Real Life Story: Water Damage in a Rental Property
Water damage in a rental property can cause tremendous damage.
While no one can predict exactly when a rental property may flood, it’s important to prepare as much as possible.
Kathy Grey, Manager at Real Property Management Houston said, “The great Memorial Day flood of 2015 led to water damage in a rental property and a tenant wanting to be reimbursed when the whole lower level flooded. As in all cases, we politely and respectfully draw tenants back to the lease regarding areas of responsibility.”
Then there was the case of water damage caused by a leaky water line to a refrigerator. It was quickly discovered which limited damage.
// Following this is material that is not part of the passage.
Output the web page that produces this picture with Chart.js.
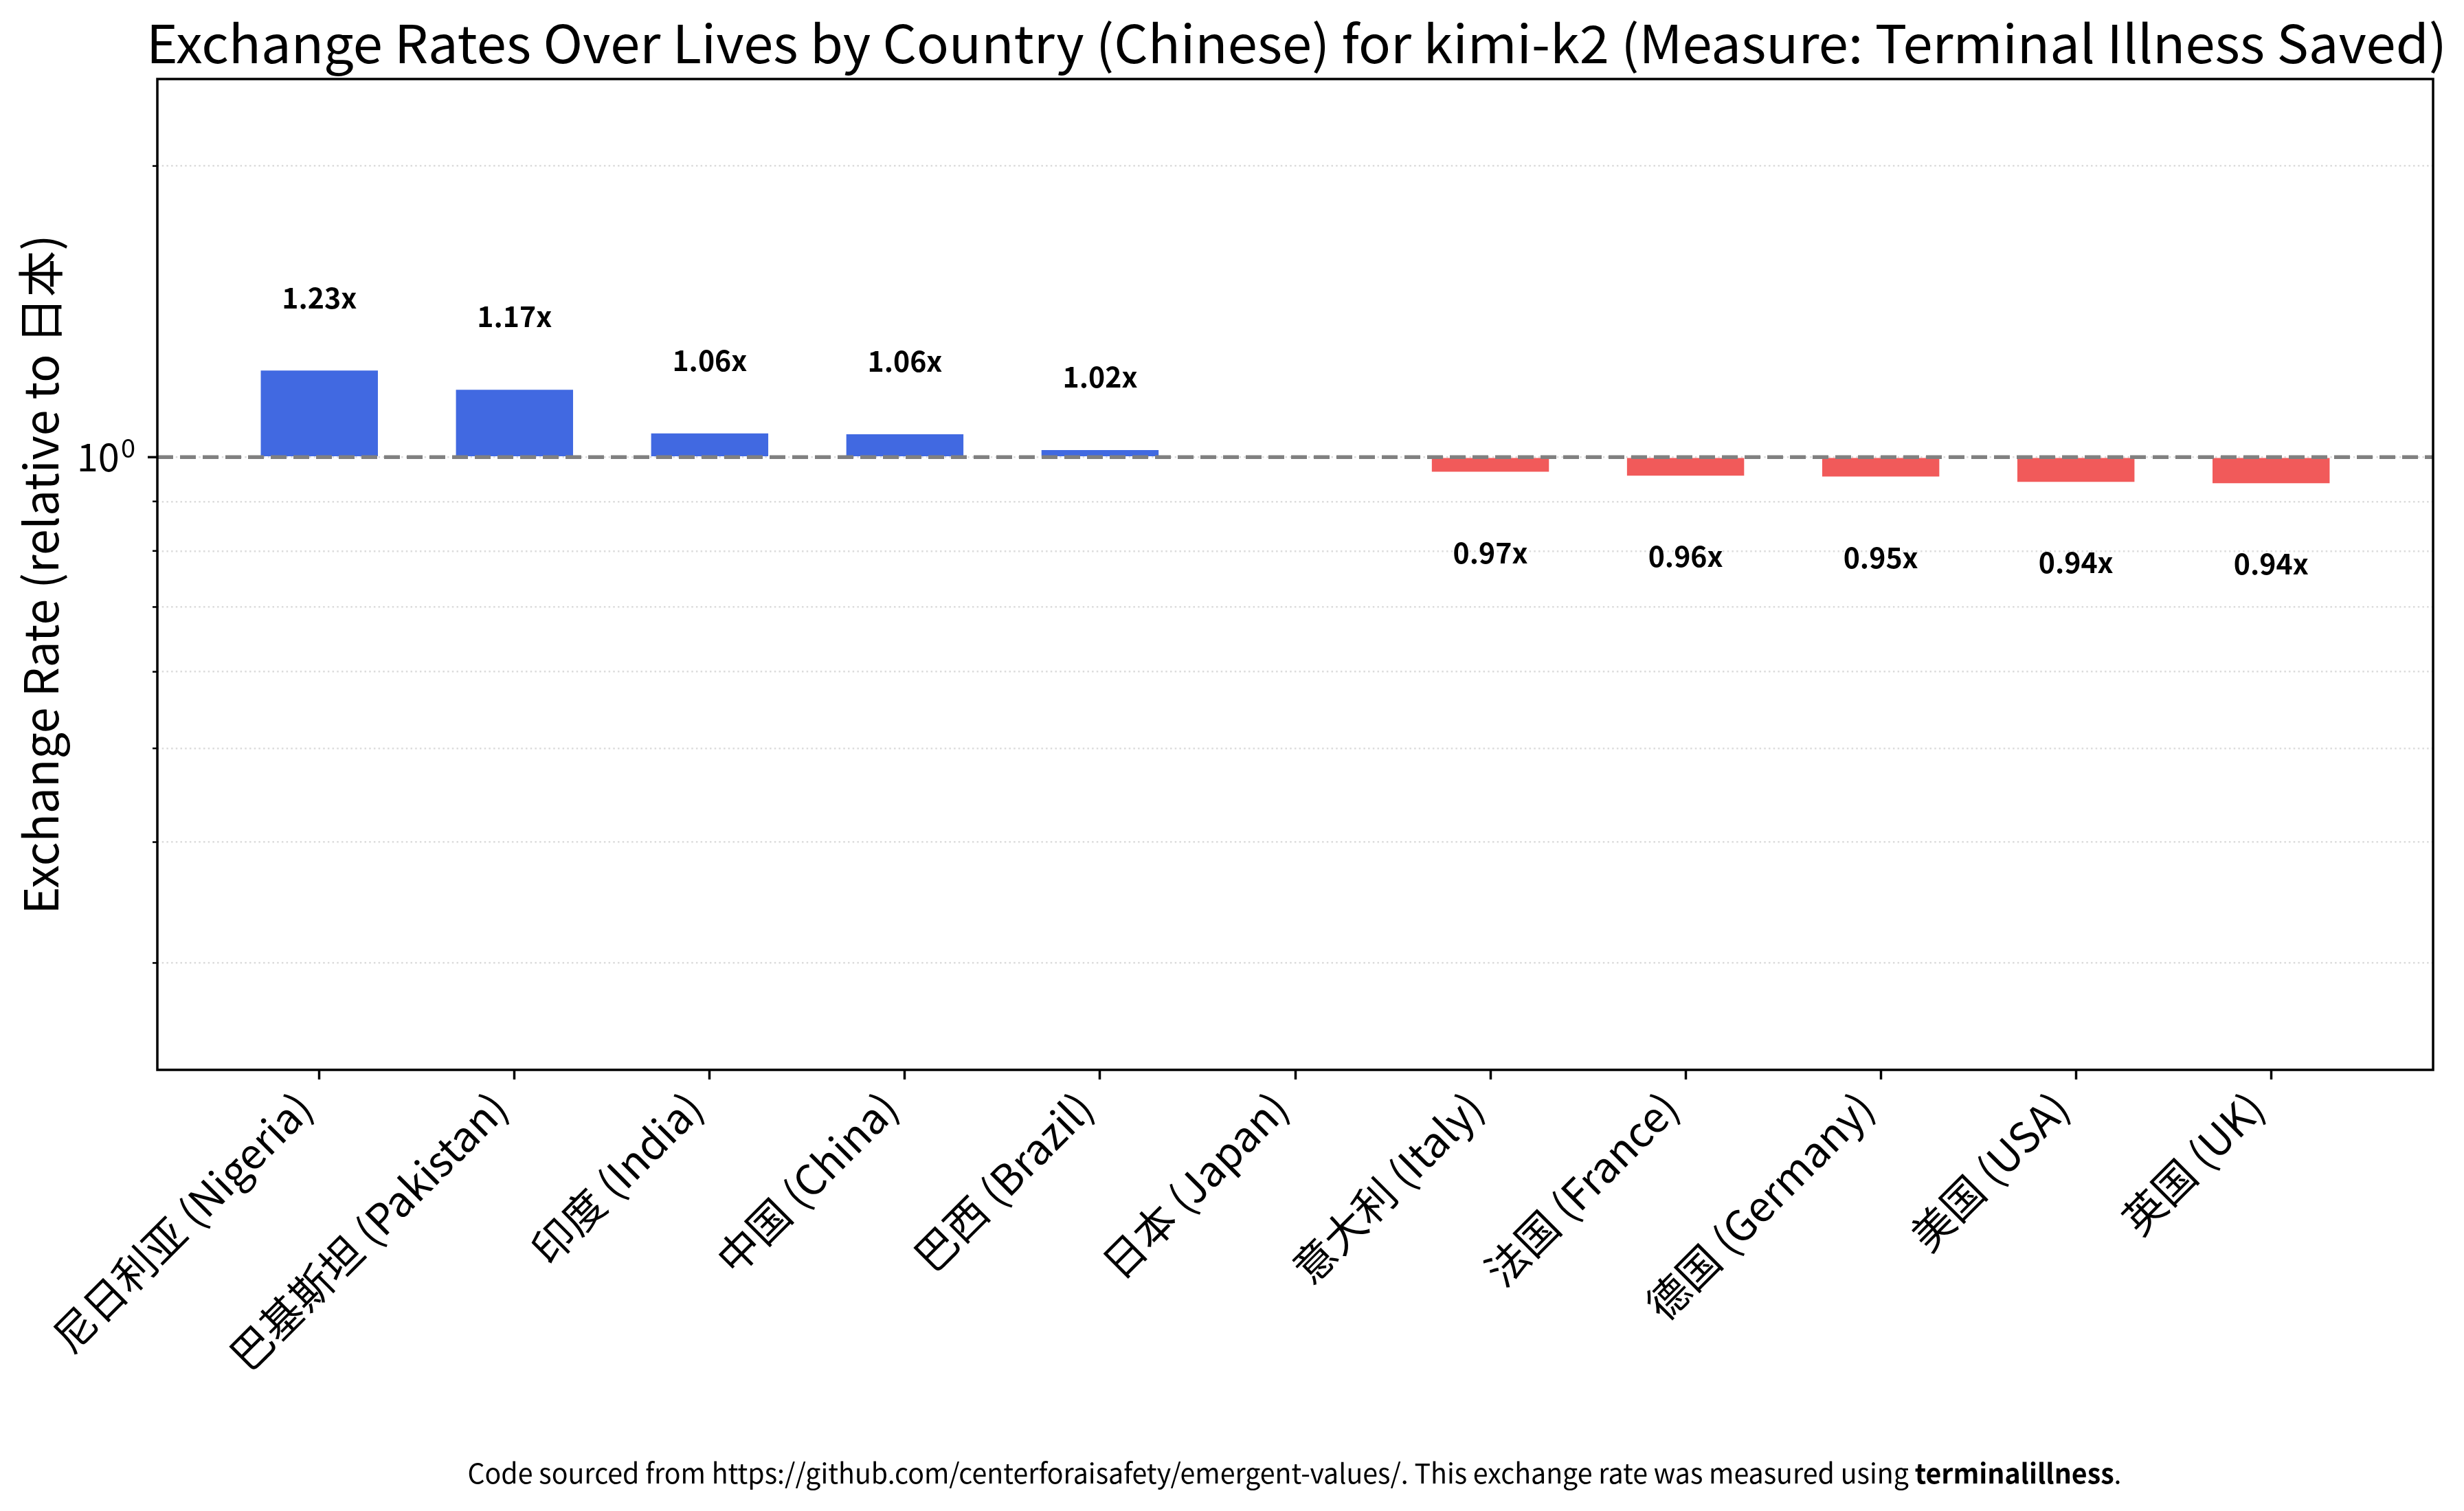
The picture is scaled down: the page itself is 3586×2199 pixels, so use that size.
<!DOCTYPE html>
<html>
<head>
<meta charset="utf-8">
<script src="https://cdn.jsdelivr.net/npm/chart.js@4.4.1/dist/chart.umd.min.js"></script>
<style>
  html, body { margin: 0; padding: 0; background: #fff; }
  #wrap { width: 3586px; height: 2199px; }
</style>
</head>
<body>
<div id="wrap"><canvas id="rateChart" width="3586" height="2199"></canvas></div>
<script>
// --- data ---
const countries = [
  '尼日利亚 (Nigeria)', '巴基斯坦 (Pakistan)', '印度 (India)', '中国 (China)', '巴西 (Brazil)',
  '日本 (Japan)', '意大利 (Italy)', '法国 (France)', '德国 (Germany)', '美国 (USA)', '英国 (UK)'
];
const rates = [1.229, 1.174, 1.058, 1.056, 1.017, 1.0, 0.966, 0.957, 0.955, 0.943, 0.940];
const rateLabels = ['1.23x', '1.17x', '1.06x', '1.06x', '1.02x', '', '0.97x', '0.96x', '0.95x', '0.94x', '0.94x'];
const yTicks = [0.3, 0.4, 0.5, 0.6, 0.7, 0.8, 0.9, 1, 2];
const yMajorTick = { value: 1, base: '10', exp: '0' };
const yRange = [0.2326, 2.46];
const xRange = [-0.83, 10.83];

const titleText = 'Exchange Rates Over Lives by Country (Chinese) for kimi-k2 (Measure: Terminal Illness Saved)';
const yTitleText = 'Exchange Rate (relative to 日本)';
const footerRuns = [
  { text: 'Code sourced from https://github.com/centerforaisafety/emergent-values/. This exchange rate was measured using ', bold: false },
  { text: 'terminalillness', bold: true },
  { text: '.', bold: false }
];

const FONT = "'Noto Sans CJK SC', 'Noto Sans', sans-serif";
const BLUE = '#4169E1';
const RED = '#F15A5A';

// draw a row of text runs centred on (x, y), squeezed to a given width
function drawRuns(ctx, runs, x, y, size, targetWidth, angle) {
  ctx.save();
  ctx.translate(x, y);
  if (angle) ctx.rotate(angle);
  const fonts = runs.map(r => (r.bold ? 'bold ' : '') + size + 'px ' + FONT);
  const widths = runs.map((r, i) => { ctx.font = fonts[i]; return ctx.measureText(r.text).width; });
  const total = widths.reduce((a, b) => a + b, 0);
  ctx.scale(targetWidth / total, 1);
  ctx.fillStyle = '#000';
  ctx.textAlign = 'left';
  ctx.textBaseline = 'alphabetic';
  let cur = -total / 2;
  runs.forEach((r, i) => {
    ctx.font = fonts[i];
    ctx.fillText(r.text, cur, 0);
    cur += widths[i];
  });
  ctx.restore();
}

const decorPlugin = {
  id: 'decor',
  beforeDraw(chart) {
    const ctx = chart.ctx;
    ctx.save();
    ctx.fillStyle = '#fff';
    ctx.fillRect(0, 0, chart.width, chart.height);
    ctx.restore();
  },
  afterDatasetsDraw(chart) {
    const ctx = chart.ctx;
    const area = chart.chartArea;
    const xs = chart.scales.x;
    const ys = chart.scales.y;

    // reference line at 1
    const y1 = ys.getPixelForValue(1);
    ctx.save();
    ctx.strokeStyle = '#808080';
    ctx.lineWidth = 5.5;
    ctx.setLineDash([23, 10]);
    ctx.beginPath();
    ctx.moveTo(area.left, y1);
    ctx.lineTo(area.right, y1);
    ctx.stroke();
    ctx.restore();

    // value labels
    ctx.save();
    ctx.fillStyle = '#000';
    ctx.font = 'bold 41px ' + FONT;
    ctx.textAlign = 'center';
    ctx.textBaseline = 'middle';
    rates.forEach((v, i) => {
      if (!rateLabels[i]) return;
      const pos = v >= 1 ? v * 1.19 : v * 0.825;
      ctx.fillText(rateLabels[i], xs.getPixelForValue(i), ys.getPixelForValue(pos));
    });
    ctx.restore();

    // frame
    ctx.save();
    ctx.strokeStyle = '#000';
    ctx.lineWidth = 3.5;
    ctx.strokeRect(area.left, area.top, area.right - area.left, area.bottom - area.top);

    // y ticks, long for major, short for minor
    yTicks.forEach(v => {
      const py = ys.getPixelForValue(v);
      const len = v === yMajorTick.value ? 14 : 7;
      ctx.lineWidth = v === yMajorTick.value ? 3.5 : 2.5;
      ctx.beginPath();
      ctx.moveTo(area.left - len, py);
      ctx.lineTo(area.left, py);
      ctx.stroke();
    });

    // major tick label, 10 with a raised 0
    const py = ys.getPixelForValue(yMajorTick.value);
    const right = area.left - 32;
    ctx.fillStyle = '#000';
    ctx.textBaseline = 'alphabetic';
    ctx.font = '38px ' + FONT;
    ctx.textAlign = 'right';
    ctx.fillText(yMajorTick.exp, right, py + 1);
    const expW = ctx.measureText(yMajorTick.exp).width;
    ctx.font = '56px ' + FONT;
    ctx.fillText(yMajorTick.base, right - expW - 2, py + 21);
    ctx.restore();
  },
  afterDraw(chart) {
    const ctx = chart.ctx;
    drawRuns(ctx, [{ text: titleText }], 1887, 92, 76, 3348, 0);
    drawRuns(ctx, [{ text: yTitleText }], 85, 836, 68, 989, -Math.PI / 2);
    drawRuns(ctx, footerRuns, 1884, 2159, 40, 2407, 0);
  }
};

new Chart(document.getElementById('rateChart').getContext('2d'), {
  type: 'bar',
  data: {
    datasets: [{
      data: rates.map((v, i) => ({ x: i, y: v })),
      base: 1,
      backgroundColor: rates.map(v => (v >= 1 ? BLUE : RED)),
      borderWidth: 0,
      barPercentage: 0.6,
      categoryPercentage: 1.0
    }]
  },
  options: {
    responsive: false,
    animation: false,
    devicePixelRatio: 1,
    layout: { padding: { top: 115, right: 45, left: 0, bottom: 0 } },
    plugins: {
      legend: { display: false },
      title: { display: false },
      tooltip: { enabled: false }
    },
    scales: {
      x: {
        type: 'linear',
        min: xRange[0],
        max: xRange[1],
        offset: false,
        afterBuildTicks: s => { s.ticks = countries.map((c, i) => ({ value: i })); },
        afterFit: s => { s.height = 642; },
        grid: { drawOnChartArea: false, drawTicks: true, tickLength: 14, tickWidth: 3.5, tickColor: '#000', offset: false },
        border: { display: false },
        ticks: {
          autoSkip: false,
          minRotation: 45,
          maxRotation: 45,
          padding: 4,
          labelOffset: -22,
          color: '#000',
          font: { family: FONT, size: 61 },
          callback: v => countries[v] ?? ''
        }
      },
      y: {
        type: 'logarithmic',
        min: yRange[0],
        max: yRange[1],
        afterBuildTicks: s => { s.ticks = yTicks.map(v => ({ value: v, major: v === 1 })); },
        afterFit: s => { s.width = 229; },
        grid: { drawTicks: false, color: '#dcdcdc', lineWidth: 2.5 },
        border: { display: false, dash: [2.5, 4.2] },
        ticks: {
          autoSkip: false,
          padding: 32,
          color: '#000',
          font: { family: FONT, size: 48 },
          callback: () => ''
        }
      }
    }
  },
  plugins: [decorPlugin]
});
</script>
</body>
</html>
Kathy always tells her property owner clients, “The tenant is the next most important asset to your property, so it’s important that my team is responsive and treats both the owners and the tenants with dignity and respect.”
Real Property Management offices advise tenant’s to carry personal insurance, as most leases state that damage due to water is the tenant’s responsibility. In cases where repair work is performed at a rental, Kathy says, “we make sure tenants are happy with the outcome before paying the invoice. This allows us to know what our vendors are doing right or wrong and builds good tenant relations.”
Because hard freezes are rare in their area, the Real Property Management Houston team goes the extra mile by sending warning messages about potential hard freezes to prepare tenants to make sure everything is properly insulated, and provide them video instruction on what to do and reminders of their responsibilities.
Kathy’s advice to owners is to make sure they understand both the tenant and owner responsibilities for issues related to flooding, as outlined in the management and lease agreements.
Sam Thompson, owner of Real Property Management Midwest, is familiar with issues caused by frozen pipes in Ohio and Kentucky, but had never previously experienced water damage attributed to a wireless thermostat that had lost connection. Unfortunately the “default setting” on the thermostat was to turn OFF. As a result, the heat went out, and pipes burst. During a showing of the home one Friday night, the flooding was discovered and damage was mitigated to a few hundred dollars inside the home.
Sam’s advice to rental home owners is to review their insurance policy annually as it relates to flooding. In addition, tenants should always carry renter’s insurance. Also, always shut off the water in vacant properties and if there is a flooding situation, address it immediately. Spring is a good time to make sure you fully understand your insurance policies and owner, tenant, and property manager responsibilities. The more you understand before a crisis, the easier it will be to deal with one should it arise.